Monitor keyword rankings weekly using Semrush or Ahrefs position tracking. Set up a project that tracks your target keywords and alerts you when positions change by more than three spots. In Google Search Console, create a page filter for the /blogs/ path to isolate blog-specific impressions, clicks, CTR (click-through rate), and average position data.

The KPIs that matter most:

  • Impressions growth — are more people seeing your content?
  • Click-through rate — are your titles and meta descriptions compelling?
  • Average position — are you moving up?
  • Assisted conversions — is blog traffic eventually buying?

Review your top-performing posts quarterly. Add new sections, update statistics, embed video, or expand thin areas to keep them competitive. A word of caution: not every blog post will drive direct revenue. Some posts serve a top-of-funnel awareness role. Their value shows up in assisted conversions and branded search lifts rather than last-click sales. Judging all blog content by direct revenue alone typically leads to underinvestment in content that builds long-term organic authority.

Real-world example: Marine Layer, a Shopify apparel store, tracked their blog performance in GA4 and found that readers of their “how to style linen” post had a 22% higher average order value than homepage visitors. They doubled down on styling content and saw a 47% increase in organic blog sessions over six months (Marine Layer Case Study, 2025).

FAQ

How often should I publish blog posts on my Shopify store?

Aim for two to four posts per month. Consistency matters more than volume — a steady publishing schedule signals to Google that your site is active. Merchants who publish sporadically (e.g., five posts in one week, then nothing for two months) typically see weaker indexing and ranking momentum than those who keep a regular cadence.

Does Shopify have built-in SEO tools for blogs?

Yes. Shopify lets you edit meta titles, meta descriptions, URL handles, and image alt text natively through the blog post editor under Search engine listing. For schema markup and advanced features, consider apps like Yoast SEO for Shopify or Schema Plus (as of 2026).

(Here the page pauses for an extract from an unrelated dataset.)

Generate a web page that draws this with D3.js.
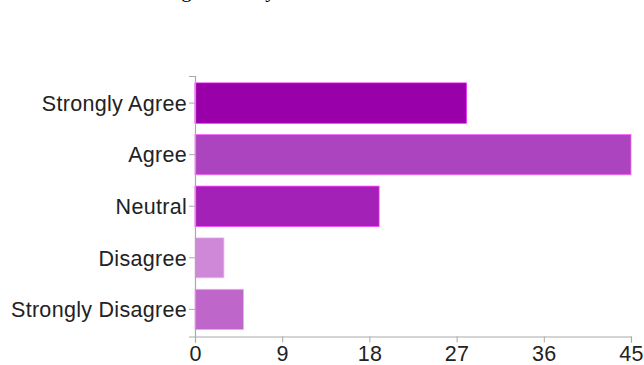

How long should a Shopify blog post be for SEO?

For competitive keywords, target 1,200 to 2,000 words. For simple how-to queries, 600 to 800 focused words can outrank longer posts if they answer the question more directly. Word count alone isn’t a ranking factor — relevance and depth matter more than length.

Can Shopify blog posts rank on Google?

Yes. Shopify blogs are indexed by Google just like any other CMS. Many established stores drive 40–60% of their organic traffic through blog content that ranks for informational and comparison queries, though results vary based on domain authority, content quality, and competition level.

What is a topical cluster and should I use one on Shopify?

A topical cluster groups one broad “pillar” post with several related “cluster” posts that interlink with each other and the pillar. This structure signals topical depth to Google and typically helps all related posts rank higher. For most Shopify stores, starting with one cluster of five to eight posts around your best-selling product category is the most practical entry point.

How do I find keywords for my Shopify blog?

Use tools like Semrush (plans start at $139.95/month, as of 2026), Ahrefs (starting at $129/month, as of 2026), or free options like Google Search Console and Google’s autocomplete. Focus on informational queries related to your products with monthly volumes between 200 and 2,000 and keyword difficulty scores below 30.